Ingrid T1 : critique de Thierry Bellefroid [chroniqueur sur BD Paradisio]


Après « Tante Henriette ou l'éloge de l'avarice », Isabelle Dethan avait le choix entre deux options. Ou continuer d'explorer une veine semi-biographique saluée par la critique (mais pas par sa famille, dont un membre la traîne en justice ). Ou renouer avec les univers de ses deux premières séries -Mémoire de sable et Le roi cyclope-, travail sans doute moins personnel mais assurément plus « vendeur ». Elle a choisi la voie la moins commerciale. Et à ce titre, on ne peut que l'en féliciter... ainsi que son éditeur qui aurait pu lui demander de revenir à une collection et un format plus visibles. Passé ce constat, il faut reconnaître que le travail réalisé par Isabelle Dethan sur ce nouvel épisode de la vie de sa famille dépasse largement en qualité celui -pourtant déjà remarquable- effectué sur « Tante Henriette ». Il y a dans ce premier volume des « aventures » de sa mère allemande une véritable générosité et un ton parfois bouleversant. Je l'avoue -et cela ne m'arrive pas souvent-, j'en ai eu les larmes aux yeux. Grâce au prisme de l'enfance, Isabelle Dethan arrive à faire passer des sentiments et des événements qui, plus de cinquante ans après la fin de la guerre, ne sont pas aisés à faire partager aux « vainqueurs » que nous fûmes. Comment se prendre de pitié ou de compassion pour une famille allemande qui assiste à la débâcle de ses armées, qui découvre l'occupation, les rationnements, la privation de liberté ? Isabelle Dethan y parvient sans forcer le trait, avec une sensibilité, une justesse de ton, une légèreté exemplaires. Son dessin toujours aussi remarquable ne fait qu'y aider un peu plus. Choisissant un lavis proche des tons sépias, elle se rapproche étonnamment de « La guerre d'Alan », le récit fleuve entamé l'an dernier par Emmanuel Guibert et qui raconte... la vie d'un GI américain durant la même période.
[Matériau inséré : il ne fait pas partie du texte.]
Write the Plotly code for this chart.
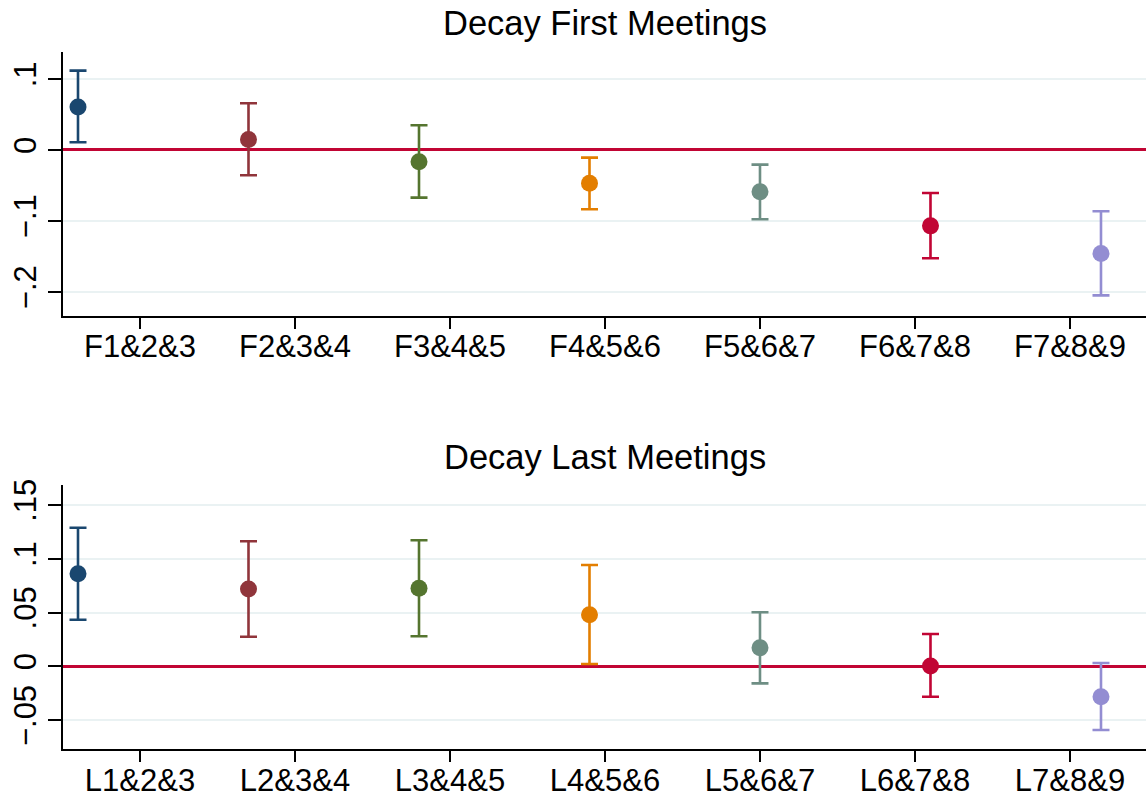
import plotly.graph_objects as go

# ---------------- data ----------------
first_labels = ["F1&2&3", "F2&3&4", "F3&4&5", "F4&5&6", "F5&6&7", "F6&7&8", "F7&8&9"]
first_est = [0.0606, 0.0146, -0.0165, -0.047, -0.059, -0.107, -0.146]
first_lo = [0.0108, -0.0357, -0.0672, -0.0835, -0.0977, -0.1526, -0.205]
first_hi = [0.1117, 0.0657, 0.0348, -0.0108, -0.0207, -0.0606, -0.0864]

last_labels = ["L1&2&3", "L2&3&4", "L3&4&5", "L4&5&6", "L5&6&7", "L6&7&8", "L7&8&9"]
last_est = [0.0861, 0.0718, 0.0725, 0.048, 0.0173, 0.0003, -0.0282]
last_lo = [0.0433, 0.0275, 0.0279, 0.0021, -0.0158, -0.0282, -0.0592]
last_hi = [0.1288, 0.1162, 0.1171, 0.0941, 0.0502, 0.030, 0.0031]

first_yticks = [-0.2, -0.1, 0, 0.1]
first_yticktext = ["\u2212.2", "\u2212.1", "0", ".1"]
last_yticks = [-0.05, 0, 0.05, 0.1, 0.15]
last_yticktext = ["\u2212.05", "0", ".05", ".1", ".15"]

titles = ["Decay First Meetings", "Decay Last Meetings"]

colors = ["#1a476f", "#90353b", "#55752f", "#e37e00", "#6e8e84", "#c10534", "#938dd2"]

# ---------------- figure ----------------
W, H = 1146, 797
FONT = "Arial, 'Liberation Sans', Helvetica, sans-serif"
fig = go.Figure()

n = len(first_labels)
xpos = list(range(1, n + 1))
tickpos = [(10 * k + 5) / 11 for k in range(1, n + 1)]


def add_panel(est, lo, hi, xa, ya):
    for i in range(n):
        fig.add_trace(go.Scatter(
            x=[xpos[i]], y=[est[i]], mode="markers",
            marker=dict(color=colors[i], size=17, line=dict(width=0)),
            error_y=dict(type="data", symmetric=False,
                         array=[hi[i] - est[i]], arrayminus=[est[i] - lo[i]],
                         color=colors[i], thickness=2.6, width=8.5),
            xaxis=xa, yaxis=ya, showlegend=False, cliponaxis=False,
        ))


add_panel(first_est, first_lo, first_hi, "x", "y")
add_panel(last_est, last_lo, last_hi, "x2", "y2")

xdom = [63 / W, 1.0]


def pdom(top_px, bot_px):
    return [(H - bot_px) / H, (H - top_px) / H]


common_x = dict(
    range=[0.912, 7.264], tickmode="array", tickvals=tickpos,
    ticks="outside", ticklen=11, tickwidth=2, tickcolor="black",
    showline=True, linecolor="black", linewidth=2,
    showgrid=False, zeroline=False, domain=xdom, automargin=False,
    ticklabelstandoff=-9,
    tickfont=dict(family=FONT, size=31, color="black"),
)
common_y = dict(
    tickmode="array", ticks="outside", ticklen=13, tickwidth=2, tickcolor="black",
    showline=True, linecolor="black", linewidth=2,
    showgrid=True, gridcolor="#eaf2f3", gridwidth=2,
    zeroline=True, zerolinecolor="#c10534", zerolinewidth=2.6,
    tickangle=-90, tickfont=dict(family=FONT, size=31, color="black"),
    automargin=False,
)

fig.update_layout(
    width=W, height=H, autosize=False,
    margin=dict(l=0, r=0, t=0, b=0, pad=0),
    paper_bgcolor="white", plot_bgcolor="white",
    xaxis=dict(common_x, ticktext=first_labels, anchor="y"),
    yaxis=dict(common_y, range=[-0.234, 0.138], tickvals=first_yticks,
               ticktext=first_yticktext, domain=pdom(52, 316), anchor="x"),
    xaxis2=dict(common_x, ticktext=last_labels, anchor="y2"),
    yaxis2=dict(common_y, range=[-0.0771, 0.1685], tickvals=last_yticks,
                ticktext=last_yticktext, domain=pdom(485, 749.3), anchor="x2"),
    annotations=[
        dict(text=titles[0], xref="paper", yref="paper",
             x=(xdom[0] + xdom[1]) / 2, y=(H - 23) / H,
             xanchor="center", yanchor="middle", showarrow=False,
             font=dict(family=FONT, size=34.5, color="black")),
        dict(text=titles[1], xref="paper", yref="paper",
             x=(xdom[0] + xdom[1]) / 2, y=(H - 457) / H,
             xanchor="center", yanchor="middle", showarrow=False,
             font=dict(family=FONT, size=34.5, color="black")),
    ],
)

fig.write_html("out.html")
Les deux livres sont appelés à se compléter. Avec un graphisme très différent, ces deux auteurs de talent ont choisi de raconter une histoire d'hommes et de femmes, pas une histoire de guerre. Tous les deux se sont laissés guider par l'amour qu'ils avaient pour leur principal protagoniste. Guibert pour son ami, Alan Ingram Cope. Isabelle Dethan pour sa mère, Ingrid. A lire absolument.